- Short task: Repeat everything from the first line of the listing below through the line that contains "var yTicks = [-5, 0, 5, 10, 15, 20];", exactly. Leave out pictures.
---*---
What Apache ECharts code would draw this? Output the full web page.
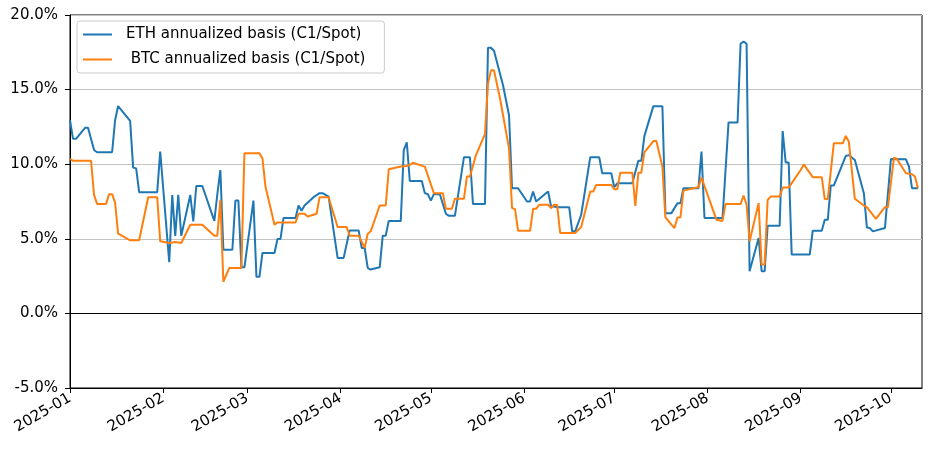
<!DOCTYPE html>
<html>
<head>
<meta charset="utf-8">
<script src="https://cdn.jsdelivr.net/npm/echarts@6/dist/echarts.min.js"></script>
<style>
html,body{margin:0;padding:0;background:#fff;}
#chart{width:939px;height:453px;}
</style>
</head>
<body>
<div id="chart"></div>
<script>
var seriesNames = ['ETH annualized basis (C1/Spot)', ' BTC annualized basis (C1/Spot)'];
var xTickLabels = ['2025-01','2025-02','2025-03','2025-04','2025-05','2025-06','2025-07','2025-08','2025-09','2025-10'];
var yTicks = [-5, 0, 5, 10, 15, 20];

var ethDates = ['2025-01-01','2025-01-02','2025-01-03','2025-01-06','2025-01-07','2025-01-09','2025-01-10','2025-01-15','2025-01-16','2025-01-17','2025-01-21','2025-01-22','2025-01-23','2025-01-24','2025-01-30','2025-01-31',
'2025-02-03','2025-02-04','2025-02-05','2025-02-06','2025-02-07','2025-02-10','2025-02-11','2025-02-12','2025-02-14','2025-02-18','2025-02-19','2025-02-20','2025-02-21','2025-02-24','2025-02-25','2025-02-26','2025-02-27','2025-02-28',
'2025-03-03','2025-03-04','2025-03-05','2025-03-06','2025-03-10','2025-03-11','2025-03-12','2025-03-13','2025-03-17','2025-03-18','2025-03-19','2025-03-20','2025-03-23','2025-03-25','2025-03-26','2025-03-28','2025-03-31',
'2025-04-02','2025-04-04','2025-04-07','2025-04-08','2025-04-09','2025-04-10','2025-04-11','2025-04-14','2025-04-15','2025-04-16','2025-04-17','2025-04-21','2025-04-22','2025-04-23','2025-04-24','2025-04-28','2025-04-29','2025-04-30',
'2025-05-01','2025-05-02','2025-05-04','2025-05-06','2025-05-07','2025-05-09','2025-05-12','2025-05-14','2025-05-15','2025-05-19','2025-05-20','2025-05-21','2025-05-22','2025-05-25','2025-05-27','2025-05-28','2025-05-30',
'2025-06-02','2025-06-03','2025-06-04','2025-06-05','2025-06-09','2025-06-10','2025-06-11','2025-06-12','2025-06-16','2025-06-17','2025-06-18','2025-06-20','2025-06-23','2025-06-26','2025-06-27','2025-06-30',
'2025-07-01','2025-07-02','2025-07-07','2025-07-09','2025-07-10','2025-07-11','2025-07-14','2025-07-17','2025-07-18','2025-07-20','2025-07-22','2025-07-23','2025-07-24','2025-07-29','2025-07-30','2025-07-31',
'2025-08-06','2025-08-08','2025-08-11','2025-08-12','2025-08-13','2025-08-14','2025-08-15','2025-08-18','2025-08-19','2025-08-20','2025-08-21','2025-08-25','2025-08-26','2025-08-27','2025-08-28','2025-08-29',
'2025-09-04','2025-09-05','2025-09-08','2025-09-09','2025-09-10','2025-09-11','2025-09-12','2025-09-16','2025-09-17','2025-09-19','2025-09-22','2025-09-23','2025-09-24','2025-09-25','2025-09-29',
'2025-10-01','2025-10-06','2025-10-07','2025-10-08','2025-10-10'];
var ethValues = [12.95,11.7,11.7,12.44,12.44,10.95,10.8,10.8,12.95,13.9,12.9,9.77,9.72,8.12,8.12,10.84,
3.43,7.94,5.2,7.94,5.2,7.94,6.16,8.54,8.54,6.2,7.99,9.61,4.27,4.27,7.56,7.56,3.09,3.09,
7.56,2.45,2.45,4.05,4.05,4.99,4.99,6.39,6.39,7.23,6.88,7.23,7.79,8.06,8.06,7.83,3.72,
3.72,5.56,5.56,4.39,4.39,3.05,2.94,3.09,5.21,5.21,6.2,6.2,10.95,11.46,8.88,8.88,8.06,7.99,
7.56,7.99,7.99,6.68,6.54,6.54,10.46,10.46,7.34,7.34,17.8,17.8,17.6,15.29,13.28,8.39,8.39,
7.5,7.5,8.17,7.5,8.17,7.16,7.16,7.12,7.12,5.5,5.5,6.61,10.46,10.46,9.39,9.39,
8.46,8.72,8.72,10.23,10.23,11.88,13.89,13.89,6.72,6.72,7.39,7.39,8.39,8.39,10.84,6.39,
6.39,12.8,12.8,18.07,18.22,18.07,2.83,5.05,2.83,2.83,5.87,5.87,12.22,10.12,10.12,3.94,
3.94,5.54,5.54,6.27,6.27,8.57,8.57,10.55,10.61,10.28,8.06,5.76,5.72,5.5,5.72,
10.35,10.33,9.84,8.39,8.39];

var btcDates = ['2025-01-01','2025-01-02','2025-01-08','2025-01-09','2025-01-10','2025-01-13','2025-01-14','2025-01-15','2025-01-16','2025-01-17','2025-01-21','2025-01-24','2025-01-27','2025-01-30','2025-01-31',
'2025-02-03','2025-02-05','2025-02-07','2025-02-10','2025-02-14','2025-02-18','2025-02-19','2025-02-20','2025-02-21','2025-02-23','2025-02-27','2025-02-28',
'2025-03-05','2025-03-06','2025-03-07','2025-03-10','2025-03-11','2025-03-17','2025-03-18','2025-03-20','2025-03-21','2025-03-24','2025-03-25','2025-03-28','2025-03-31',
'2025-04-03','2025-04-04','2025-04-07','2025-04-09','2025-04-10','2025-04-11','2025-04-14','2025-04-16','2025-04-17','2025-04-21','2025-04-23','2025-04-24','2025-04-25','2025-04-29',
'2025-05-02','2025-05-05','2025-05-06','2025-05-08','2025-05-09','2025-05-12','2025-05-13','2025-05-14','2025-05-16','2025-05-19','2025-05-20','2025-05-21','2025-05-22','2025-05-24','2025-05-27','2025-05-28','2025-05-29','2025-05-30',
'2025-06-03','2025-06-04','2025-06-05','2025-06-06','2025-06-09','2025-06-10','2025-06-11','2025-06-12','2025-06-13','2025-06-18','2025-06-20','2025-06-23','2025-06-24','2025-06-25','2025-06-30',
'2025-07-01','2025-07-02','2025-07-03','2025-07-07','2025-07-08','2025-07-09','2025-07-10','2025-07-11','2025-07-14','2025-07-15','2025-07-17','2025-07-18','2025-07-21','2025-07-22','2025-07-23','2025-07-24','2025-07-25','2025-07-29','2025-07-30',
'2025-08-04','2025-08-06','2025-08-07','2025-08-12','2025-08-13','2025-08-14','2025-08-15','2025-08-18','2025-08-19','2025-08-20','2025-08-21','2025-08-22','2025-08-25','2025-08-26','2025-08-28',
'2025-09-01','2025-09-02','2025-09-05','2025-09-08','2025-09-09','2025-09-10','2025-09-12','2025-09-15','2025-09-16','2025-09-17','2025-09-19','2025-09-22','2025-09-23','2025-09-26','2025-09-29','2025-09-30',
'2025-10-02','2025-10-03','2025-10-06','2025-10-08','2025-10-09','2025-10-10'];
var btcValues = [10.35,10.23,10.23,7.94,7.34,7.34,7.99,7.99,7.43,5.34,4.9,4.9,7.79,7.79,4.83,
4.72,4.79,4.72,5.94,5.94,5.21,5.21,7.61,2.12,3.05,3.05,10.73,
10.73,10.39,8.5,5.94,6.09,6.09,6.68,6.68,6.5,6.68,7.79,7.79,5.79,
5.79,5.21,5.21,4.39,5.34,5.5,7.23,7.23,9.66,9.84,9.88,9.95,10.1,9.84,
8.06,8.06,7.01,7.01,7.68,7.68,9.17,9.17,10.61,12.02,15.4,16.29,16.29,14.4,11.06,7.06,6.99,5.54,
5.54,7.01,7.01,7.28,7.28,7.06,7.28,7.28,5.39,5.39,5.79,8.17,8.17,8.61,8.61,
8.32,8.32,9.43,9.43,7.21,9.43,9.43,10.79,11.55,11.55,9.84,6.43,5.72,6.43,6.43,8.23,8.28,8.46,9.1,
6.27,6.2,7.34,7.34,7.9,7.28,4.83,7.39,3.27,3.27,7.61,7.83,7.83,8.43,8.43,
9.61,9.99,9.13,9.13,7.66,7.66,11.4,11.4,11.9,11.5,7.68,7.23,7.12,6.34,7.12,7.12,
10.44,10.35,9.39,9.33,9.17,8.39];

function toTime(s) {
  var p = s.split('-');
  return new Date(+p[0], +p[1] - 1, p.length > 2 ? +p[2] : 1).getTime();
}
function zip(d, v) { return d.map(function (x, i) { return [toTime(x), v[i]]; }); }
var tickTimes = xTickLabels.map(toTime);
var xMin = toTime('2025-01-01');
var xMax = new Date(2025, 9, 11, 8).getTime();
var font = 'DejaVu Sans';
var fs = 15;

var chart = echarts.init(document.getElementById('chart'), null, {renderer: 'canvas'});
chart.setOption({
  animation: false,
  backgroundColor: '#fff',
  textStyle: {fontFamily: font},
  grid: {left: 70, right: 17, top: 15, bottom: 65, show: true, borderColor: '#000', borderWidth: 1, backgroundColor: 'transparent'},
  legend: {
    orient: 'vertical', left: 77, top: 21,
    data: seriesNames,
    itemWidth: 29, itemHeight: 14, itemGap: 10,
    padding: [6, 19, 6, 5],
    borderColor: '#cccccc', borderWidth: 1, borderRadius: 3,
    backgroundColor: 'rgba(255,255,255,0.8)',
    itemStyle: {opacity: 0},
    lineStyle: {width: 2},
    textStyle: {fontFamily: font, fontSize: fs, color: '#000', padding: [0, 0, 0, 9]}
  },
  xAxis: {
    type: 'value', min: xMin, max: xMax,
    axisLine: {show: true, onZero: false, lineStyle: {color: '#000', width: 1}},
    axisTick: {show: true, length: 5, lineStyle: {color: '#000'}, customValues: tickTimes},
    axisLabel: {
      customValues: tickTimes, rotate: 30, color: '#000', fontSize: fs, fontFamily: font, margin: 9,
      formatter: function (v) { return xTickLabels[tickTimes.indexOf(v)] || ''; }
    },
    splitLine: {show: false}
  },
  yAxis: {
    type: 'value', min: -5, max: 20, interval: 5,
    axisLine: {show: true, lineStyle: {color: '#000', width: 1}},
    axisTick: {show: true, length: 5, lineStyle: {color: '#000'}},
    axisLabel: {color: '#000', fontSize: fs, fontFamily: font, margin: 12, formatter: function (v) { return v.toFixed(1) + '%'; }},
    splitLine: {show: true, lineStyle: {color: '#c4c4c4', width: 1}}
  },
  series: [
    {
      name: seriesNames[0], type: 'line', data: zip(ethDates, ethValues), showSymbol: false, symbol: 'none',
      lineStyle: {color: '#1f77b4', width: 2}, itemStyle: {color: '#1f77b4'}, z: 3,
      markLine: {silent: true, symbol: 'none', label: {show: false}, lineStyle: {color: '#000', width: 1, type: 'solid'}, data: [{yAxis: 0}], animation: false}
    },
    {
      name: seriesNames[1], type: 'line', data: zip(btcDates, btcValues), showSymbol: false, symbol: 'none',
      lineStyle: {color: '#ff7f0e', width: 2}, itemStyle: {color: '#ff7f0e'}, z: 4
    }
  ]
});
</script>
</body>
</html>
---*---
- Answer to this problem:
What Apache ECharts code would draw this? Output the full web page.
<!DOCTYPE html>
<html>
<head>
<meta charset="utf-8">
<script src="https://cdn.jsdelivr.net/npm/echarts@6/dist/echarts.min.js"></script>
<style>
html,body{margin:0;padding:0;background:#fff;}
#chart{width:939px;height:453px;}
</style>
</head>
<body>
<div id="chart"></div>
<script>
var seriesNames = ['ETH annualized basis (C1/Spot)', ' BTC annualized basis (C1/Spot)'];
var xTickLabels = ['2025-01','2025-02','2025-03','2025-04','2025-05','2025-06','2025-07','2025-08','2025-09','2025-10'];
var yTicks = [-5, 0, 5, 10, 15, 20];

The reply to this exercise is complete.